Celebrating (with) Our Dead: Samhain & Dia de los Muertos
Grief & Holidays
Halloween was the first big holiday that Will and I (Joanne) had to face after our first son Finlay’s inexplicable death during childbirth in June 2014. Other people’s kids coming to our front door wearing costumes, smiling, laughing, and being so… well… alive seemed like the worst possible thing that we could endure at that time. So, we ran away from the approaching trick-or-treaters; actually, we flew away, leaving Illinois to visit a friend who had recently relocated from Scotland to Vermont.
Not ready to face those neighborhood kids and their confectionary demands the following year, we left home for Halloween 2015. This time we visited friends who live in Pilsen, an area of Chicago that many Mexican-American families call home and which houses the National Museum of Mexican Art. During our time there, festive skeletons and skulls adorned many shops and restaurants, and I was reminded of Dia de los Muertos (“Day of the Dead”). I felt a pull toward this celebration of death that is commemorated widely across Mexico and increasingly in the United States and elsewhere. I thought about adapting some elements of this annual ritual as another way I could mark Finlay’s ongoing influence in our lives. It might also help me feel more connected to other grieving families around the world who would be doing the same for their children, grandchildren, etc.
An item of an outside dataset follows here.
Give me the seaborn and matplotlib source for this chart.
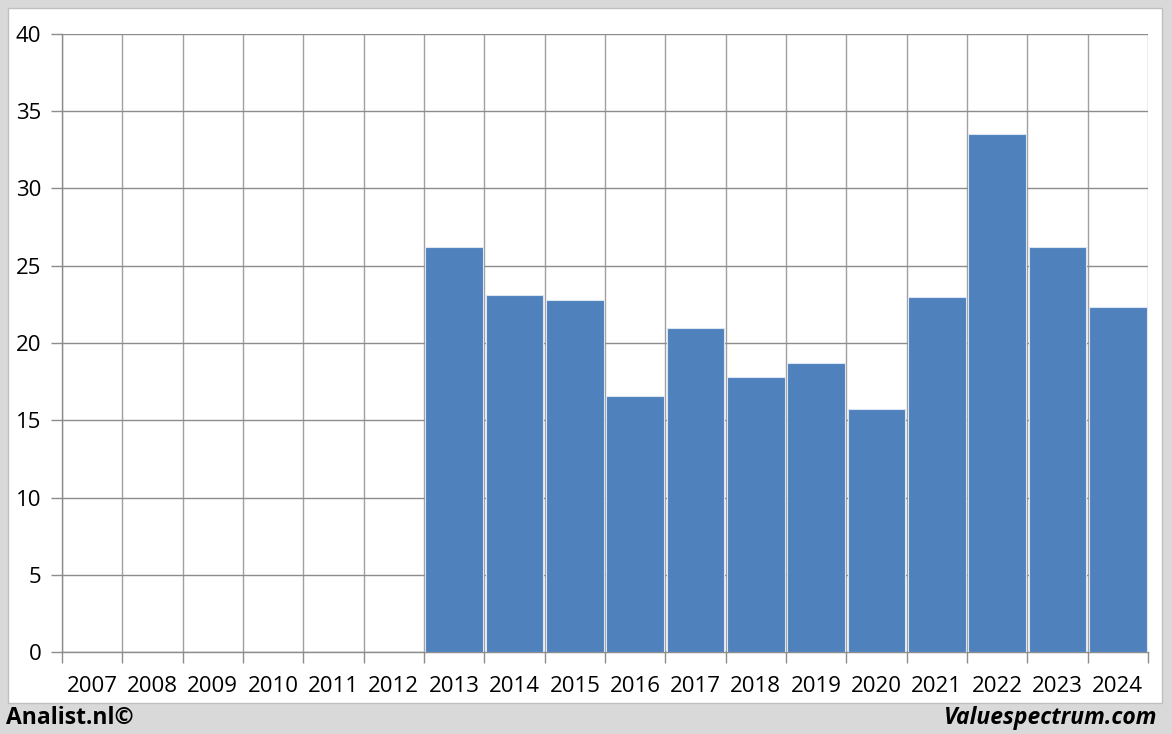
import numpy as np
import pandas as pd
import matplotlib
matplotlib.use("Agg")
import matplotlib.pyplot as plt
from matplotlib.patches import Rectangle
from matplotlib.ticker import FixedLocator
import seaborn as sns

# data
years = [str(y) for y in range(2007, 2025)]
values = [np.nan, np.nan, np.nan, np.nan, np.nan, np.nan,
          26.2, 23.1, 22.8, 16.6, 21.0, 17.8, 18.7, 15.7, 23.0, 33.5, 26.2, 22.3]
y_ticks = [0, 5, 10, 15, 20, 25, 30, 35, 40]

df = pd.DataFrame({"year": years, "value": values})

sns.set_theme(style="white")
plt.rcParams["font.family"] = ["Open Sans", "DejaVu Sans"]

fig = plt.figure(figsize=(11.72, 7.34), dpi=100)
fig.patch.set_facecolor("#d9d9d9")

# white chart panel, behind the axes
panel = Rectangle((0.0068, 0.0422), 0.9846, 0.9469, transform=fig.transFigure,
                  facecolor="white", edgecolor="#c0c0c0", linewidth=1, zorder=-5)
fig.patches.append(panel)

ax = fig.add_axes([0.0529, 0.1117, 0.9266, 0.842])
ax.set_facecolor("none")

sns.barplot(data=df, x="year", y="value", color="#4f81bd", saturation=1,
            width=0.96, edgecolor="#dce6f2", linewidth=0.8, ax=ax, zorder=3)

ax.set_xlim(-0.5, len(years) - 0.5)
ax.set_ylim(0, 40)
ax.set_yticks(y_ticks)
ax.set_xlabel("")
ax.set_ylabel("")

# gridlines between categories
ax.xaxis.set_minor_locator(FixedLocator(np.arange(-0.5, len(years), 1.0)))
ax.grid(which="minor", axis="x", color="#a0a0a0", linewidth=1, zorder=1)
ax.grid(which="major", axis="y", color="#8c8c8c", linewidth=1, zorder=1)
ax.set_axisbelow(True)

ax.tick_params(axis="x", which="major", length=0, pad=17, labelsize=16, labelcolor="black")
ax.tick_params(axis="x", which="minor", length=8, width=1, color="#8c8c8c", bottom=True)
ax.tick_params(axis="y", which="major", length=8, width=1, color="#8c8c8c", left=True,
               pad=7, labelsize=16, labelcolor="black")

for side in ["top", "right"]:
    ax.spines[side].set_visible(False)
for side in ["left", "bottom"]:
    ax.spines[side].set_color("#8c8c8c")
    ax.spines[side].set_linewidth(1)

fig.text(0.005, 0.022, "Analist.nl©", fontsize=16.5, fontweight="bold",
         ha="left", va="center", color="black")
fig.text(0.988, 0.022, "Valuespectrum.com", fontsize=16.5, fontweight="bold",
         fontstyle="italic", ha="right", va="center", color="black")

fig.savefig("out.png", dpi=100, facecolor=fig.get_facecolor())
At the end of October 2016, though, our second son Phalen was 2 months old. Having relocated to North Carolina just before Phalen was born, we were still adjusting to and struggling with the challenges of life with a newborn and the new waves of grief for Finlay that accompanied the birth of his brother. We didn’t have much energy to embrace a festive celebration, let alone one ideally manifested with lots of homemade creativity and care. All we managed to do was to dress Phalen in a hand-me-down Halloween onesie and take a couple of photos of him near some pumpkin candle holders. I made caramel corn and carved a pumpkin with Phalen’s and Finlay’s initials. Baby’s first Halloween: check.
This year as Halloween comes around again, I am struck by the commercialism and waste that has become associated with this holiday, at least as it is most commonly celebrated in this country. One need only think of the millions (billions?) of non-recyclable candy wrappers and disposable costumes likely produced with cheap materials thousands of miles away to understand how far we’ve come from harvest gatherings where folks carved pumpkins and bobbed for apples (both of which were likely locally-grown) and dressed in handmade costumes. Of course, lots of plastic and candy made with artificial colors and flavors needn’t epitomize this fanciful and nostalgic time of year. Many community-centered and environmentally-friendly ideas exist for having fun with Halloween.
Since Phalen is not yet eating candy and doesn’t yet grasp that a holiday is fast approaching, we have a great deal of freedom in determining how to celebrate this time of year. (A freedom, I hope, that we will continue to act upon in the coming years.) A friend has kindly invited us to her home to share time with other parents/kids. This get-together feels like a great way to extend our community and to give Phalen the opportunity to play with other kids while enjoying a meal, or breaking bread, together. This communal meal links to the roots of Halloween and other related celebrations. On the one hand, we can look to the history of the Catholic Church with its designation of All Hallow’s Eve and the Feast Days of All Saints (Nov 1) and All Souls (Nov 2). In the Medieval Ages, souling and soul-cakes played a role in remembering the dead.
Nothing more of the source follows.